O’Neil: Seahawks’ offense not potent enough to deal with Rams
They’ve got to deal with us.
That was the motto of the Seahawks defense not all that long ago. Back when Seattle was at its peak. A mantra that was confident bordering on cocky and one that reflected the reality that the Seahawks weren’t going to change what they did on defense.
They’ve got to deal with us.
And so many times, the league’s top offenses stood toe-to-toe with that Seahawks defense and blinked. The Saints certainly did on that Monday night loss in 2013. So did the Broncos in the Super Bowl that season and again in Week 3 the following September.

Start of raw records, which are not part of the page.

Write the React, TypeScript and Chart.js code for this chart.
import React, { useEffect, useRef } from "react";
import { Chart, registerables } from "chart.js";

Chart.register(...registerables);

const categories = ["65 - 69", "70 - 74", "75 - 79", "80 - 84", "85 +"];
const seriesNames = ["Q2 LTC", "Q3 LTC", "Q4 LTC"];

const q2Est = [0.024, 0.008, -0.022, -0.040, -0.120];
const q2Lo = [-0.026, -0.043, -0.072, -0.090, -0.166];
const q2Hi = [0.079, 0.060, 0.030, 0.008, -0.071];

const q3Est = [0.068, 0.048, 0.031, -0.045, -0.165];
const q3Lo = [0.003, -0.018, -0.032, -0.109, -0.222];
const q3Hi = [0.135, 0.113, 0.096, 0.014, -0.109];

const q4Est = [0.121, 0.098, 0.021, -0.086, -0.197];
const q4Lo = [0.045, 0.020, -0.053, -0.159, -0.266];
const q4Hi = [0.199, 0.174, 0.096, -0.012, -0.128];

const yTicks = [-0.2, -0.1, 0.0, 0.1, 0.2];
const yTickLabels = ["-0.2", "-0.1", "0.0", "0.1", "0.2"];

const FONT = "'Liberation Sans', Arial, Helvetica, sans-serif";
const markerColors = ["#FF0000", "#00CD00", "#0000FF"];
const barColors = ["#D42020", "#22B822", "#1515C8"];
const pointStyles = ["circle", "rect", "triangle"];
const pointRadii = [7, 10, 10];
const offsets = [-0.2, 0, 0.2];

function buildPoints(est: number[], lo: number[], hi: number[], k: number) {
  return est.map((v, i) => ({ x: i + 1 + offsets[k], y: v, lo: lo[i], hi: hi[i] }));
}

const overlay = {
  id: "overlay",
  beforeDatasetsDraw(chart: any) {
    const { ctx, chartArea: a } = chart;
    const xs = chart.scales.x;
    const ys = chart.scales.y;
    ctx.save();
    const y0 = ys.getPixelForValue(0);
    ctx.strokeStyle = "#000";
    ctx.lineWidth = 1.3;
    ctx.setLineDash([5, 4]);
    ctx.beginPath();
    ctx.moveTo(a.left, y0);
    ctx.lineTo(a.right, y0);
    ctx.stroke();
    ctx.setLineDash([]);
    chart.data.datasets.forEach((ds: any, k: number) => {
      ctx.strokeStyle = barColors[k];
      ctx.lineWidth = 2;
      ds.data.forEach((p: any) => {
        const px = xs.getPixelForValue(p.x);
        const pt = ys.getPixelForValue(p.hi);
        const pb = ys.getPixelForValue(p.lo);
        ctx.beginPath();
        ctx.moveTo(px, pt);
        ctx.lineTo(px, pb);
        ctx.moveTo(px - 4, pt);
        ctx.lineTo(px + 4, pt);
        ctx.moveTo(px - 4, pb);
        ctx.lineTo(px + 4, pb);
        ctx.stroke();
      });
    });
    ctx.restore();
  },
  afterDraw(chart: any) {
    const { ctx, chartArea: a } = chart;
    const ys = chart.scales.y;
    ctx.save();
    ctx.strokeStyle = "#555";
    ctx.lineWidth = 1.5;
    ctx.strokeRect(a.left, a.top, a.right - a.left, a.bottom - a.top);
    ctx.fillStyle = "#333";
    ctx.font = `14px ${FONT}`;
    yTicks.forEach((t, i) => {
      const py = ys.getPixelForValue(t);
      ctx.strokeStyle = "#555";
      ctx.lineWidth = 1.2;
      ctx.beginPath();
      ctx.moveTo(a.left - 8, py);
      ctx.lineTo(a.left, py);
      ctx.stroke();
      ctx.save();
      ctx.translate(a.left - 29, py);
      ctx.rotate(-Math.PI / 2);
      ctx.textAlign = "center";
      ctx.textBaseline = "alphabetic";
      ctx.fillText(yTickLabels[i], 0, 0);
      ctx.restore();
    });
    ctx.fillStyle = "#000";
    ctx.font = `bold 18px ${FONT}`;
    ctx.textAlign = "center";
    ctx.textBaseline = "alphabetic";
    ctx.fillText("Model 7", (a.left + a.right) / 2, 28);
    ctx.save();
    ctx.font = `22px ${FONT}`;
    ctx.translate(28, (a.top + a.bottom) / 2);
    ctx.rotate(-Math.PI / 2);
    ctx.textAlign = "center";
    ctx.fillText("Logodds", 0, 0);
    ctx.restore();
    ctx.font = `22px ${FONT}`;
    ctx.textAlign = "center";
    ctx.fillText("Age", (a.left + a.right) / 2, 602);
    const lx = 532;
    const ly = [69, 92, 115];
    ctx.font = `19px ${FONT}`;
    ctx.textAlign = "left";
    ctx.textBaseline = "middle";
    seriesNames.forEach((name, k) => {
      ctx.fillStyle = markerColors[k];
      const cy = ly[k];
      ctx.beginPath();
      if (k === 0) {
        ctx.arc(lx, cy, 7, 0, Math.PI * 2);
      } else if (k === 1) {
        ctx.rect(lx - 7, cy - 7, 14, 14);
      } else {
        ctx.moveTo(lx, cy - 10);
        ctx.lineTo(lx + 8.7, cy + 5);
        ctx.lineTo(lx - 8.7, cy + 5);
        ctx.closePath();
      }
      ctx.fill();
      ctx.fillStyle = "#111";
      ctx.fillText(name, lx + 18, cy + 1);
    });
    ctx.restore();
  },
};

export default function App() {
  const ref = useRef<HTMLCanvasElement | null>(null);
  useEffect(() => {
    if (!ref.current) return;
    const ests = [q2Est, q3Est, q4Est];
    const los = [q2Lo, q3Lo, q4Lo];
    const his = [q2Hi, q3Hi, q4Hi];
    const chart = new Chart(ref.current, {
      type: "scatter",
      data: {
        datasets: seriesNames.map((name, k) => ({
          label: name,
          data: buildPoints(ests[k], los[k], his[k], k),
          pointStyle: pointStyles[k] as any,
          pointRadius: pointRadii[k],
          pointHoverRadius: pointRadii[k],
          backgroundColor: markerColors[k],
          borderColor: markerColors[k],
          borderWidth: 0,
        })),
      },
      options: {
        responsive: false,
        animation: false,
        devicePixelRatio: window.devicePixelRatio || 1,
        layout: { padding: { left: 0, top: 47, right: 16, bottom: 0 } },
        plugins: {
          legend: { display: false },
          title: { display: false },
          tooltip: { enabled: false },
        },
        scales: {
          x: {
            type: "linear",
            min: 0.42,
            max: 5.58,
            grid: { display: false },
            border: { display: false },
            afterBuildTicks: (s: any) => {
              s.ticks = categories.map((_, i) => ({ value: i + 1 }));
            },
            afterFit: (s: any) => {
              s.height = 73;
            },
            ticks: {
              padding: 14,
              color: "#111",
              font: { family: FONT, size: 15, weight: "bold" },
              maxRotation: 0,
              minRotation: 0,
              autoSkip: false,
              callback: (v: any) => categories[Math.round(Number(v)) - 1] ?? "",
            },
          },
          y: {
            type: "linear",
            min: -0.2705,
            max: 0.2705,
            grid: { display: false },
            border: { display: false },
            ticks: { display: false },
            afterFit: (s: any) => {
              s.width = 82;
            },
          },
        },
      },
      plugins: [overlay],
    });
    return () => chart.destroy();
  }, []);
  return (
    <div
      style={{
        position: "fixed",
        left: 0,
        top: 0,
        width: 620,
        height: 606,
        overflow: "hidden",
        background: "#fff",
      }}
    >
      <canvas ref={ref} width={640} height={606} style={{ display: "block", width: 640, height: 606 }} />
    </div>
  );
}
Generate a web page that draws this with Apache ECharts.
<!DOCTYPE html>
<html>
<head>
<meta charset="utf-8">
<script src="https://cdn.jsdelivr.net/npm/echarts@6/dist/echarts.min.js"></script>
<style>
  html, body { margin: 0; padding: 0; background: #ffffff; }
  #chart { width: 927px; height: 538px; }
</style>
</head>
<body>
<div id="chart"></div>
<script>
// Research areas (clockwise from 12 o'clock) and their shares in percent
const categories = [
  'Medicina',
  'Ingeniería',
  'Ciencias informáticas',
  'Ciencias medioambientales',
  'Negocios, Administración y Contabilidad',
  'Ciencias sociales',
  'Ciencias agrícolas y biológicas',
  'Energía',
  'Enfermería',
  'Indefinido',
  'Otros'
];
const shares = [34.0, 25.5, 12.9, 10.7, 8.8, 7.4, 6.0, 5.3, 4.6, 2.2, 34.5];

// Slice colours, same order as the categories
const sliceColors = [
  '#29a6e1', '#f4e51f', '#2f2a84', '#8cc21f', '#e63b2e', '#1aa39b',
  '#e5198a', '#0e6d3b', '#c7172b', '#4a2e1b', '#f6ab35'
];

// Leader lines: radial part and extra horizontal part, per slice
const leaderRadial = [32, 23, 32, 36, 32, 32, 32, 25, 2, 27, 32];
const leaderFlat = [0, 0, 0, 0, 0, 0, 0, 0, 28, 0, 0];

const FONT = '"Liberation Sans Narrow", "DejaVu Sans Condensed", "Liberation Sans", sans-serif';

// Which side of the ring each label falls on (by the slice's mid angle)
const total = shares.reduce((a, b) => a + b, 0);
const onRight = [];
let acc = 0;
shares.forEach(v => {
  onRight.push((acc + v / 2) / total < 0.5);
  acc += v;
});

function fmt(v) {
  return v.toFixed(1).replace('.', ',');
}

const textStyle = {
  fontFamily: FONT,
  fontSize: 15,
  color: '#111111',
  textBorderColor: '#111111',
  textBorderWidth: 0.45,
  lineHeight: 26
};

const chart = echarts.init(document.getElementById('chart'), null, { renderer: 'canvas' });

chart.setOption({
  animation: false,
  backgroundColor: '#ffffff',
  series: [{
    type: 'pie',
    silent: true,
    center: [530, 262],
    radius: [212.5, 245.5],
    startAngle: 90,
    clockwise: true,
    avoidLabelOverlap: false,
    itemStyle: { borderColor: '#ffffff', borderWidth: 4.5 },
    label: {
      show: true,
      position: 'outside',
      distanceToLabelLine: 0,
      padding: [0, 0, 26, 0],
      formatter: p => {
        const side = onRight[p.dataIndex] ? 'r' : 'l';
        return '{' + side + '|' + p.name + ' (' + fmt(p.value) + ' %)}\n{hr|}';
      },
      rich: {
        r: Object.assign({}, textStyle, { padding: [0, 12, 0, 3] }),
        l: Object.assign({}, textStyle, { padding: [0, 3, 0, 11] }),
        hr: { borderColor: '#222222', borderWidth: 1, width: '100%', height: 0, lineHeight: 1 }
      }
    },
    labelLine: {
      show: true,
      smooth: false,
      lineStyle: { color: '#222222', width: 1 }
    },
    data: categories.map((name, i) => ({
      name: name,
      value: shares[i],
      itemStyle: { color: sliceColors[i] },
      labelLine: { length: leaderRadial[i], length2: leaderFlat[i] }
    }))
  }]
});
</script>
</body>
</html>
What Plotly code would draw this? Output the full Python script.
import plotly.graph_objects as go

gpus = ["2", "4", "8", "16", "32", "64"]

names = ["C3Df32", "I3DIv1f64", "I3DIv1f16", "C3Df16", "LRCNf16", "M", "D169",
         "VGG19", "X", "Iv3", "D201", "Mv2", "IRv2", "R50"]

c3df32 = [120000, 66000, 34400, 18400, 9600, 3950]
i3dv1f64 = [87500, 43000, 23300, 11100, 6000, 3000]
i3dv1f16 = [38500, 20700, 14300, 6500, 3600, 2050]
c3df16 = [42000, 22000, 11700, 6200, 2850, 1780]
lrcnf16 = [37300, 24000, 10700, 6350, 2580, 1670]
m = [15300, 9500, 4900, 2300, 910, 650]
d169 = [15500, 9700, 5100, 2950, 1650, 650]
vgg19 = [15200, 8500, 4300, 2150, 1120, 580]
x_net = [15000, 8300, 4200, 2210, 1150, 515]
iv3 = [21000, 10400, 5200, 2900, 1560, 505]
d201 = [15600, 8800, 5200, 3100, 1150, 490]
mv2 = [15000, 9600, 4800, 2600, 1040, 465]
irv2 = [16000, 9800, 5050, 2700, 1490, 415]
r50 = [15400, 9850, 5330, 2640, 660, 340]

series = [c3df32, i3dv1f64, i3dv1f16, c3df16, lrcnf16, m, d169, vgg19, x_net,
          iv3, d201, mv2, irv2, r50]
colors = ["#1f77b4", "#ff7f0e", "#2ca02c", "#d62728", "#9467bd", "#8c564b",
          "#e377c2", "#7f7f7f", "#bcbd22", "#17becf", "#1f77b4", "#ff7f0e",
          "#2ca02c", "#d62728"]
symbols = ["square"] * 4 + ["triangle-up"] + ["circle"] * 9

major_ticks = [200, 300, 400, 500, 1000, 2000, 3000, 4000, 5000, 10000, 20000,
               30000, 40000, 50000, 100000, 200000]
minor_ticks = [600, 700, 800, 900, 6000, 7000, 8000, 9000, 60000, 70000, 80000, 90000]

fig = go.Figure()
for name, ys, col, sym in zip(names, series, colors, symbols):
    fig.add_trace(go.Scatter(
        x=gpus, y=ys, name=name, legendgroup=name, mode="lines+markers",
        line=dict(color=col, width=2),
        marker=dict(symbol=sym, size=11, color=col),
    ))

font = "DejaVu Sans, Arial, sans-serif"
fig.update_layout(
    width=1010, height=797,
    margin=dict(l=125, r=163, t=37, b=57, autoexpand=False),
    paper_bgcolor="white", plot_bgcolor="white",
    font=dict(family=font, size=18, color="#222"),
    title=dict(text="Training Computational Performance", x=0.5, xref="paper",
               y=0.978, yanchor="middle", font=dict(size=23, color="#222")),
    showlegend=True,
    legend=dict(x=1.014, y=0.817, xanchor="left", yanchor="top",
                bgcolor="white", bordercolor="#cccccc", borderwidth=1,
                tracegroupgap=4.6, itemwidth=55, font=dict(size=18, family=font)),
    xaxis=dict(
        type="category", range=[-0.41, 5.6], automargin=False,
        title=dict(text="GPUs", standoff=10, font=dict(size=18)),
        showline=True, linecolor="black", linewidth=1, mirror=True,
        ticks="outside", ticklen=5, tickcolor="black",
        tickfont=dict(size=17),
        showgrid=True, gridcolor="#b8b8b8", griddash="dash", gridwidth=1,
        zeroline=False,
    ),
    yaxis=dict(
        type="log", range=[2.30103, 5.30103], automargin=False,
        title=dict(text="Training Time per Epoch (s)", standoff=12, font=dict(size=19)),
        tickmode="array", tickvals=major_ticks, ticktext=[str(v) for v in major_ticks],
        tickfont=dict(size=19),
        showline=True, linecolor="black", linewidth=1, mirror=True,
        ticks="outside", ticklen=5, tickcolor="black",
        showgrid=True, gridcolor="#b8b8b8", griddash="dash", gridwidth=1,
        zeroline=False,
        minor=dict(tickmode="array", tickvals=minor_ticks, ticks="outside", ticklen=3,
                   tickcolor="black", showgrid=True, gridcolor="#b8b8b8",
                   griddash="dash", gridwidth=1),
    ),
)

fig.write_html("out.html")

Seattle didn’t just deal with the league’s best offenses, it neutered them. But that was another era for this franchise. A different team for all intents and purposes. That was hammered home last December when the Los Angeles Rams came into CenturyLink Field and scored three times before the Seahawks gained a first down. Los Angeles scored on six of seven first-half possessions, laying a 42-7 drubbing on Seattle that still stings almost 10 months later.
The Rams come back to town on Sunday with the league’s leading offense, and the Seahawks are facing the stark reality that they’re going to need to score at least 30 points to win.
They’ve got to deal with us? That’s the only the way the Seahawks are going to deal with them.
Through four games this season, Seattle’s defense has been better than many would have expected. Not great. The Seahawks have given up significant rushing yards in the second half of two different games this season, but they’ve forced nine turnovers, held two of four opponents to fewer than 20 points and rank 10th out of the league’s 32 teams in points allowed.
That’s pretty good when you consider that Seattle lost six of its starters from last season, five of whom were former Pro Bowlers.
Pretty good is one thing. The Rams show the distinct possibility of being a truly great offense, having scored more than 30 points in every game this season.
There was a time when Seattle could look at that kind of production and shrug, confident that its defense would change that. That time, however, was five years ago, and if the Seahawks are going to upset the Rams on Sunday it will be because the Seahawks offense goes from struggling, to competent, to being outright potent.
That will depend largely upon Russell Wilson because for all the talk about establishing the run and finding balance, the quarterback of this team is the only who’s capable of conjuring up the points the Seahawks are going to need if they’re going to win this game.
We’ve seen him do it before. Last year against Houston when he threw for 452 yards. Or back in 2015 against the Pittsburgh Steelers when he threw five touchdown passes.
Entering this season, quarterback was the one advantage the Seahawks seemed to have over the Rams. The Seahawks had Wilson, who’d proven himself to be one of the league’s very best. The Rams had Jared Goff, who was the NFL’s most improved player in 2017 largely because he had been so awful as a rookie.
Well, through four games, Goff has thrown 11 touchdown passes while being intercepted twice and he’s looking unflappable at the helm of the league’s top offense while Wilson has been white-knuckling the steering wheel of a hooptie that’s having trouble getting out of first gear.
They’ve got to deal with us? Nope. The Seahawks don’t have a potent enough offense to deal with them. Not yet at least. Rams 33, Seahawks 23.